I told her that most people actually aren't aware of the flight arrow or the mountain’s role in postal and flight history and confessed that I'm still piecing it together myself (other history related to the mountain has often gotten left out of the mountain's narrative or is not put forth at Stone Mountain Park, either, as I suspect it has nothing to do with the Confederate carving or "theme," itself lacking proper historical context at the park). The flight beacon has not been operational at the mountain for many years now, but its existence is documented in historic aerial maps, as is the clear image of the flight arrow that spelled ATLANTA up through the early 1960s. There is a lot more to this story, of course, since flight infrastructure is involved, and many familiar names in Atlanta history, such as Venable and Candler, had their hands not only in the construction of highways and roads in Metro Atlanta but also up in the air as well—and, let's not forget, their hands were in theme parks like Stone Mountain Park, too.
My serendipitous encounter with the two UVA students near the yellow flight arrow on the mountain reignited my interest in my earlier research about it, and as soon as I returned home I began putting down thoughts. And it will surprise no one who reads this post that I keep returning to author Hannah Palmer's Flight Path, which has been on my list of books to read for awhile now (and listed on this site's Reading Shelf). With such a similar reckoning with our hometowns being so changed when we return from New York, I confessed to her this fall that I haven't read it yet if only to keep my own ideas and voice hermetically sealed from such similar terrain. With Stone Mountain being directly on that path, though, it's clear I will simply not be able to resist reading it very much longer!
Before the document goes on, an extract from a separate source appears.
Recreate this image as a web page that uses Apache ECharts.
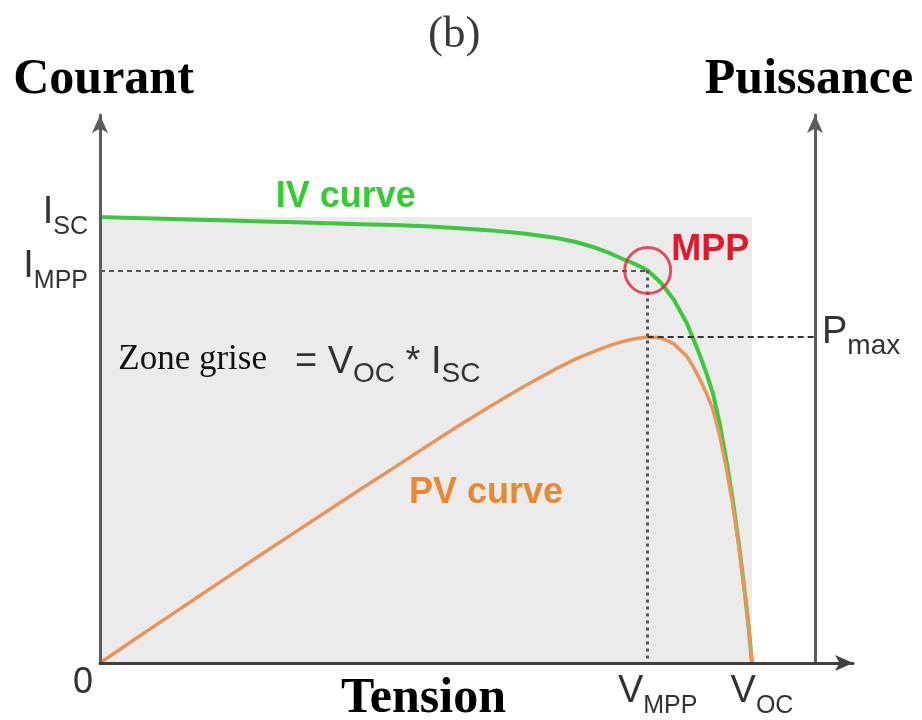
<!DOCTYPE html>
<html>
<head>
<meta charset="utf-8">
<script src="https://cdn.jsdelivr.net/npm/echarts@6/dist/echarts.min.js"></script>
<style>
  html, body { margin: 0; padding: 0; background: #fff; }
  #chart { width: 922px; height: 720px; }
</style>
</head>
<body>
<div id="chart"></div>
<script>
// Solar cell characteristic, normalised units (V / Voc, I / Isc, P on the same scale)
const voltage = [0, 0.05, 0.10, 0.15, 0.20, 0.25, 0.30, 0.35, 0.40, 0.45, 0.50, 0.55, 0.60, 0.65, 0.70,
                 0.73, 0.76, 0.78, 0.80, 0.82, 0.84, 0.86, 0.88, 0.90, 0.91, 0.92, 0.93, 0.94, 0.95,
                 0.96, 0.97, 0.98, 0.99, 0.995, 1.0];
const current = [1.000, 0.998, 0.996, 0.994, 0.992, 0.990, 0.988, 0.986, 0.984, 0.982, 0.979, 0.975, 0.970, 0.963, 0.953,
                 0.944, 0.931, 0.920, 0.907, 0.895, 0.880, 0.853, 0.815, 0.762, 0.727, 0.690, 0.650, 0.605, 0.540,
                 0.460, 0.370, 0.265, 0.145, 0.078, 0];
const power   = [0, 0.050, 0.099, 0.148, 0.197, 0.246, 0.294, 0.342, 0.390, 0.437, 0.485, 0.532, 0.577, 0.620, 0.660,
                 0.682, 0.700, 0.711, 0.720, 0.727, 0.731, 0.729, 0.716, 0.688, 0.664, 0.636, 0.605, 0.569, 0.513,
                 0.442, 0.359, 0.260, 0.144, 0.078, 0];

// Tick label names: [main symbol, subscript]
const voltageTicks = [['0', ''], ['V', 'MPP'], ['V', 'OC']];
const currentTicks = [['I', 'MPP'], ['I', 'SC']];
const powerTicks   = [['P', 'max']];

// Characteristic points
const mppIndex = power.indexOf(Math.max(...power));
const vMpp = voltage[mppIndex];
const iMpp = current[mppIndex];
const pMax = power[mppIndex];
const vOc = voltage[voltage.length - 1];
const iSc = current[0];

const SANS = '"Liberation Sans", Arial, sans-serif';
const SERIF = '"Liberation Serif", "Times New Roman", serif';
const TXT = '#333';
const GREEN = '#3cc83c';
const ORANGE = '#e8955a';
const RED = '#e3192b';

// Axis extents (arrow tips sit at the ends)
const xMax = 1.1549;
const yMax = 1.2287;
const powerAxisV = 1.0966; // voltage at which the power axis stands

const pairs = (ys) => voltage.map((v, i) => [v, ys[i]]);

function tickFormatter(values, names) {
  return function (val) {
    const k = values.findIndex(x => Math.abs(x - val) < 1e-9);
    if (k < 0) return '';
    const [b, s] = names[k];
    return s ? '{b|' + b + '}{s|' + s + '}' : '{z|' + b + '}';
  };
}

function subRich(big, small, drop, leftPad) {
  const d = drop - 0.1535 * (big - small);
  return {
    b: { fontFamily: SANS, fontSize: big, color: TXT, verticalAlign: 'bottom', padding: [0, 0, d, leftPad || 0] },
    s: { fontFamily: SANS, fontSize: small, color: TXT, verticalAlign: 'bottom' },
    z: { fontFamily: SANS, fontSize: 36, color: TXT, lineHeight: 20, padding: [0, 34, 0, 0] }
  };
}

const axisArrow = (color) => ({
  show: true,
  symbol: ['none', 'arrow'],
  symbolSize: [12, 18],
  lineStyle: { color: color, width: 3 }
});

const nameStyle = (extra) => Object.assign({
  fontFamily: SERIF, fontWeight: 'bold', fontSize: 50, color: '#000'
}, extra || {});

const xTickValues = [0, vMpp, vOc];
const iTickValues = [iMpp, iSc];
const pTickValues = [pMax];

const option = {
  animation: false,
  title: {
    text: '(b)',
    left: 423,
    top: 8,
    textStyle: { fontFamily: SERIF, fontSize: 45, fontWeight: 'normal', color: '#3a3a3a' }
  },
  grid: { left: 100, right: 69, top: 115, bottom: 57, containLabel: false, outerBoundsMode: 'none' },
  xAxis: {
    type: 'value',
    min: 0,
    max: xMax,
    z: 10,
    axisLine: axisArrow('#404040'),
    axisTick: { show: false },
    splitLine: { show: false },
    axisLabel: {
      customValues: xTickValues,
      margin: 10,
      formatter: tickFormatter(xTickValues, voltageTicks),
      rich: subRich(38, 25, 10, 20)
    },
    name: 'Tension',
    nameLocation: 'middle',
    nameGap: 11,
    nameMoveOverlap: false,
    nameTextStyle: nameStyle({ padding: [0, 106, 0, 0] })
  },
  yAxis: [
    {
      type: 'value',
      position: 'left',
      min: 0,
      max: yMax,
      z: 10,
      axisLine: axisArrow('#5c5c5c'),
      axisTick: { show: false },
      splitLine: { show: false },
      axisLabel: {
        customValues: iTickValues,
        margin: 12,
        formatter: tickFormatter(iTickValues, currentTicks),
        rich: subRich(38, 25, 10)
      },
      name: 'Courant',
      nameLocation: 'end',
      nameGap: 10,
      nameMoveOverlap: false,
      nameTextStyle: nameStyle({ padding: [0, 0, 0, 7] })
    },
    {
      type: 'value',
      position: 'right',
      offset: -38,
      min: 0,
      max: yMax,
      z: 10,
      axisLine: axisArrow('#5c5c5c'),
      axisTick: { show: false },
      splitLine: { show: false },
      axisLabel: {
        customValues: pTickValues,
        margin: 7,
        formatter: tickFormatter(pTickValues, powerTicks),
        rich: subRich(38, 28, 10)
      },
      name: 'Puissance',
      nameLocation: 'end',
      nameGap: 10,
      nameMoveOverlap: false,
      nameTextStyle: nameStyle({ padding: [0, 12, 0, 0] })
    }
  ],
  series: [
    {
      // grey rectangle Voc x Isc
      name: 'zone',
      type: 'line',
      data: [],
      z: 1,
      silent: true,
      markArea: {
        silent: true,
        itemStyle: { color: '#ebebeb' },
        data: [[{ coord: [0, 0] }, { coord: [vOc, iSc] }]]
      },
      markPoint: {
        silent: true,
        symbol: 'circle',
        symbolSize: 0,
        data: [{
          coord: [0.028, 0.668],
          label: {
            show: true,
            position: 'right',
            distance: 0,
            formatter: '{zt|Zone grise}{zb|= V}{zs|OC}{zb| * I}{zs|SC}',
            rich: {
              zt: { fontFamily: SERIF, fontSize: 35, color: '#111', verticalAlign: 'bottom', padding: [0, 28, 11, 0] },
              zb: { fontFamily: SANS, fontSize: 38, color: TXT, verticalAlign: 'bottom', padding: [0, 0, 6.5, 0] },
              zs: { fontFamily: SANS, fontSize: 28, color: TXT, verticalAlign: 'bottom' }
            }
          }
        }]
      }
    },
    {
      name: 'IV curve',
      type: 'line',
      data: pairs(current),
      yAxisIndex: 0,
      z: 3,
      symbol: 'none',
      lineStyle: { color: GREEN, width: 4, join: 'round' },
      markLine: {
        silent: true,
        symbol: ['none', 'none'],
        label: { show: false },
        data: [
          [
            { coord: [0, iMpp], lineStyle: { color: '#555', width: 2, type: [5, 4] } },
            { coord: [vMpp, iMpp] }
          ],
          [
            { coord: [vMpp, iMpp], lineStyle: { color: '#555', width: 3, type: [3, 4] } },
            { coord: [vMpp, 0] }
          ]
        ]
      },
      markPoint: {
        silent: true,
        symbol: 'circle',
        symbolSize: 0,
        data: [{
          coord: [0.377, 1.045],
          label: {
            show: true, position: 'inside', formatter: 'IV curve',
            fontFamily: SANS, fontWeight: 'bold', fontSize: 36, color: '#33cc33'
          }
        }]
      }
    },
    {
      name: 'PV curve',
      type: 'line',
      data: pairs(power),
      yAxisIndex: 1,
      z: 4,
      symbol: 'none',
      lineStyle: { color: ORANGE, width: 3.5, join: 'round' },
      markLine: {
        silent: true,
        symbol: ['none', 'none'],
        label: { show: false },
        data: [
          [
            { coord: [vMpp, pMax], lineStyle: { color: '#333', width: 2, type: [6, 4] } },
            { coord: [powerAxisV, pMax] }
          ]
        ]
      },
      markPoint: {
        silent: true,
        symbol: 'circle',
        symbolSize: 0,
        data: [{
          coord: [0.592, 0.381],
          label: {
            show: true, position: 'inside', formatter: 'PV curve',
            fontFamily: SANS, fontWeight: 'bold', fontSize: 36, color: '#e8892f'
          }
        }]
      }
    },
    {
      name: 'MPP',
      type: 'scatter',
      data: [[vMpp, iMpp]],
      z: 5,
      silent: true,
      symbol: 'circle',
      symbolSize: 46,
      itemStyle: { color: 'rgba(0,0,0,0)', borderColor: '#d9283a', borderWidth: 3 },
      markPoint: {
        silent: true,
        symbol: 'circle',
        symbolSize: 0,
        data: [{
          coord: [0.936, 0.926],
          label: {
            show: true, position: 'inside', formatter: 'MPP',
            fontFamily: SANS, fontWeight: 'bold', fontSize: 36, color: RED
          }
        }]
      }
    }
  ]
};

const chart = echarts.init(document.getElementById('chart'), null, { renderer: 'canvas' });
chart.setOption(option);
</script>
</body>
</html>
I also mentioned the flight arrow to Hannah Palmer then and emailed a photo of what I believed were partial remains of the flight arrow on the mountain from October, and when I expressed wanting to find an actual image of the arrow spelling out ATLANTA, she so kindly pointed me to Historic Aerials. I have since been completely geeking out on topographical maps like I never thought possible. As she wrote a book called Flight Path, I also found it a nice coincidence (even though she only married into the Palmer surname!), that one of Atlanta's historic buildings, Palmer Building, had a flight arrow and the words ATLANTA on its roof at one time!
After sharing the historic aerial image of the flight arrow here, my friend Bryan Feldman over at Stone Mountain Guide.com took it several steps further by comparing the yellow area Marisa, Hannah, and I had seen at sunrise with current satellite images of the mountain. He was able to illustrate that the three of us had in fact seen a secondary fading yellow arrow with the letters A-T-L-A which also points to the airport and clarify the exact area where the swaths of yellow from the large historic flight arrow that spelled A-T-L-A-N-T-A can still be seen today directly in front of the buildings on top of the mountain.